As we marched on towards the village (I do not mind saying it) I experienced
that unpleasant sensation of wondering whether I should be lying out
this time tomorrow -- stiff and cold in that land beyond the trees,
where the red shrapnel burst and the star-shells flickered. I remember
hoping that, if the fates so decreed, I should not leave too great a
gap in my family, and, best hope of all, that I should instead be speeding
home in an ambulance on the road that stretched along to our left. I
do not think that I am far wrong when I say that those thoughts were
occurring to every man in the silent platoon behind me. Not that we
were downhearted. If you had asked the question, you would have been
greeted by a cheery "No!" We were all full of determination
to do our best next day, but one cannot help enduring rather an unusual
"party feeling" before going into an attack.

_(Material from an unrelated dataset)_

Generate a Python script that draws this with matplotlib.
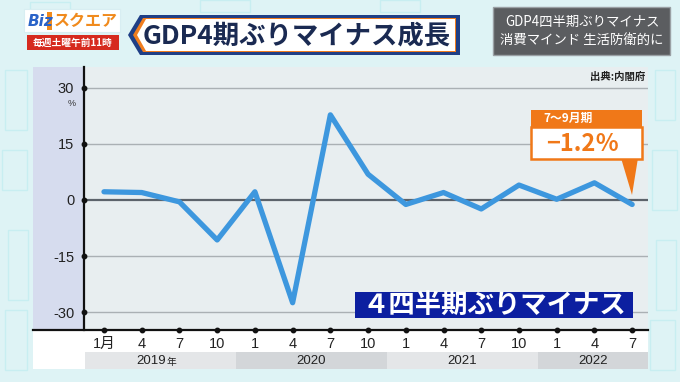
import matplotlib
matplotlib.use("Agg")
import matplotlib.pyplot as plt
from matplotlib.patches import Rectangle, Polygon
import matplotlib.transforms as mtransforms

# ---------------- data ----------------
quarter_labels = ["1月", "4", "7", "10", "1", "4", "7", "10", "1", "4", "7", "10", "1", "4", "7"]
gdp_growth = [2.2, 2.0, -0.5, -10.7, 2.2, -27.5, 22.8, 6.9, -1.2, 2.0, -2.4, 4.0, 0.2, 4.6, -1.2]
year_labels = ["2019年", "2020", "2021", "2022"]
year_quarters = [4, 4, 4, 3]
y_ticks = [-30, -15, 0, 15, 30]
latest_period = "7～9月期"
latest_value = "−1.2％"
headline = "GDP4期ぶりマイナス成長"
side_text = "GDP4四半期ぶりマイナス\n消費マインド 生活防衛的に"
banner = "４四半期ぶりマイナス"
source = "出典:内閣府"

FONT = ["Liberation Sans", "Noto Sans CJK JP", "DejaVu Sans"]
JP = ["Noto Sans CJK JP", "DejaVu Sans"]
plt.rcParams["font.family"] = FONT

W, H = 680, 382
fig = plt.figure(figsize=(W / 100, H / 100), dpi=100, facecolor="#def3f5")

# background overlay in pixel coords
bg = fig.add_axes([0, 0, 1, 1], zorder=0)
bg.set_xlim(0, W); bg.set_ylim(H, 0); bg.axis("off")

# faint decorative building outlines
for (x0, y0, w, h) in [(5, 70, 22, 60), (2, 150, 25, 40), (8, 230, 20, 70), (5, 310, 22, 60),
                       (655, 70, 20, 50), (652, 150, 25, 60), (656, 240, 20, 70), (650, 320, 25, 50),
                       (30, 2, 40, 10), (200, 0, 50, 12), (380, 0, 40, 12)]:
    bg.add_patch(Rectangle((x0, y0), w, h, fill=False, ec="#c8eef1", lw=1.0))

# chart panel
bg.add_patch(Rectangle((33, 67), 615, 302, fc="#ffffff", ec="none"))
bg.add_patch(Rectangle((33, 67), 51, 263, fc="#d6dcee", ec="none"))
# year band
x_first, dx = 104, 37.7
band_colors = ["#e4e6e8", "#d3d6d9"]
start = 85
q = 0
for i, (lab, n) in enumerate(zip(year_labels, year_quarters)):
    end = x_first + (q + n) * dx - dx / 2 if i < len(year_labels) - 1 else 648
    bg.add_patch(Rectangle((start, 352), end - start, 17, fc=band_colors[i % 2], ec="none"))
    xc = (start + end) / 2
    if lab.endswith("年"):
        bg.text(xc + 5, 361, lab[:-1], ha="right", va="center", fontsize=9.5, color="#222222")
        bg.text(xc + 6, 361.5, "年", ha="left", va="center", fontsize=7, color="#222222", family=JP)
    else:
        bg.text(xc, 361, lab, ha="center", va="center", fontsize=9.5, color="#222222")
    start = end
    q += n

# ---------------- main chart ----------------
ax = fig.add_axes([84 / W, 1 - 330 / H, (648 - 84) / W, (330 - 67) / H], zorder=2)
ax.set_facecolor("#e8eef0")
x = list(range(len(gdp_growth)))
ax.set_xlim(-0.53, 14.42)
ax.set_ylim(-34.8, 35.6)
for t in y_ticks:
    if t == 0:
        ax.axhline(t, color="#5c636b", lw=1.6, zorder=1)
    else:
        ax.axhline(t, color="#aab0b4", lw=1.0, zorder=1)
ax.plot(x, gdp_growth, color="#3d97de", lw=3.8, solid_capstyle="round",
        solid_joinstyle="round", zorder=3)

for s in ["top", "right"]:
    ax.spines[s].set_visible(False)
ax.spines["left"].set_color("#111111"); ax.spines["left"].set_linewidth(1.6)
ax.spines["bottom"].set_visible(False)
ax.set_yticks(y_ticks)
ax.set_yticklabels([str(t) for t in y_ticks], fontsize=10.5, color="#222222")
ax.set_xticks(x)
ax.set_xticklabels(quarter_labels, fontsize=10.5, color="#222222")
ax.tick_params(axis="y", length=0, pad=7)
ax.tick_params(axis="x", length=0, pad=5)
# tick dots
tr_y = mtransforms.blended_transform_factory(ax.transAxes, ax.transData)
ax.plot([0] * len(y_ticks), y_ticks, "o", ms=3.2, color="#111111", transform=tr_y, clip_on=False, zorder=5)
tr_x = mtransforms.blended_transform_factory(ax.transData, ax.transAxes)
ax.plot(x, [0] * len(x), "o", ms=3.2, color="#111111", transform=tr_x, clip_on=False, zorder=5)

# ---------------- overlay ----------------
ov = fig.add_axes([0, 0, 1, 1], zorder=4)
ov.set_xlim(0, W); ov.set_ylim(H, 0); ov.axis("off"); ov.patch.set_alpha(0)
ov.plot([33, 648], [330, 330], color="#111111", lw=1.6, zorder=1)
ov.text(72, 103, "%", fontsize=6.5, color="#333333", ha="center", va="center")
ov.text(645, 77, source, fontsize=7.5, fontweight="bold", color="#222222", ha="right", va="center", family=JP)

# header: logo
ov.add_patch(Rectangle((24, 9), 96, 23, fc="#ffffff", ec="#d8eef2", lw=0.8))
ov.text(28, 21, "Biz", fontsize=11, fontweight="bold", fontstyle="italic", color="#2a63c8", ha="left", va="center",
        family=["DejaVu Sans"])
ov.text(54, 21, "スクエア", fontsize=11.5, fontweight="bold", color="#f08a1c", ha="left", va="center", family=JP)
ov.add_patch(Rectangle((47, 12), 5, 18, fc="#f08a1c", ec="none"))
ov.add_patch(Rectangle((27, 35), 92, 15, fc="#d62a1e", ec="none"))
ov.text(73, 42.5, "毎週土曜午前11時", fontsize=7, fontweight="bold", color="#ffffff", ha="center", va="center", family=JP)

# header: title box
ov.add_patch(Polygon([(128, 35), (140, 15), (460, 15), (460, 55), (140, 55)], closed=True,
                     fc="#1f3f86", ec="none"))
ov.add_patch(Polygon([(133, 35), (143, 18), (456, 18), (456, 52), (143, 52)], closed=True,
                     fc="#f07d1e", ec="none"))
ov.add_patch(Polygon([(137, 35), (146, 19), (455, 19), (455, 51), (146, 51)], closed=True,
                     fc="#ffffff", ec="none"))
ov.text(297, 36, headline, fontsize=19, fontweight="bold", color="#1a2a52", ha="center", va="center", family=JP)

# header: side box
ov.add_patch(Rectangle((493, 7), 177, 48, fc="#5b5d60", ec="#9aa0a4", lw=1))
ov.text(582, 31, side_text, fontsize=9.6, color="#ffffff", ha="center", va="center",
        linespacing=1.3, family=JP)

# blue banner
ov.add_patch(Rectangle((355, 292), 278, 26, fc="#0c1fa0", ec="none"))
ov.text(494, 305.5, banner, fontsize=19, fontweight="bold", color="#ffffff", ha="center", va="center", family=JP)

# orange callout
ov.add_patch(Polygon([(621, 158), (638, 158), (632, 195)], closed=True, fc="#f07818", ec="none"))
ov.add_patch(Rectangle((531, 110), 111, 17, fc="#f07818", ec="none"))
ov.add_patch(Rectangle((531, 127), 111, 32, fc="#ffffff", ec="#f07818", lw=1.8))
ov.text(543, 118.5, latest_period, fontsize=8.5, fontweight="bold", color="#ffffff", ha="left", va="center", family=JP)
ov.text(583, 144, latest_value, fontsize=17, fontweight="bold", color="#f07818", ha="center", va="center", family=JP)

fig.savefig("out.png", dpi=100, facecolor=fig.get_facecolor())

Suddenly a German shell came screaming towards us. It hurtled overhead
and fell behind us with muffled detonation in Sailly-au-Bois. Several
more screamed over us as we went along, and it was peculiar to hear
the shells of both sides echoing backwards and forwards in the sky at
the same time.
We were about four hundred yards from the outskirts of Hébuterne,
when I was made aware of the fact that the platoon in front of me had
stopped. I immediately stopped my platoon. I sat the men down along
a bank, and we waited -- a wait which was whiled away by various incidents.
I could hear a dog barking, and just see two gunner officers who were
walking unconcernedly about the battery positions and whistling for
it. The next thing that happened was a red flash in the air about two
hundred yards away, and a pinging noise as bits of shrapnel shot into
the ground round about. One of my men, S__ (the poor chap was killed
next day), called to me: "Look at that fire in Sailly, sir!"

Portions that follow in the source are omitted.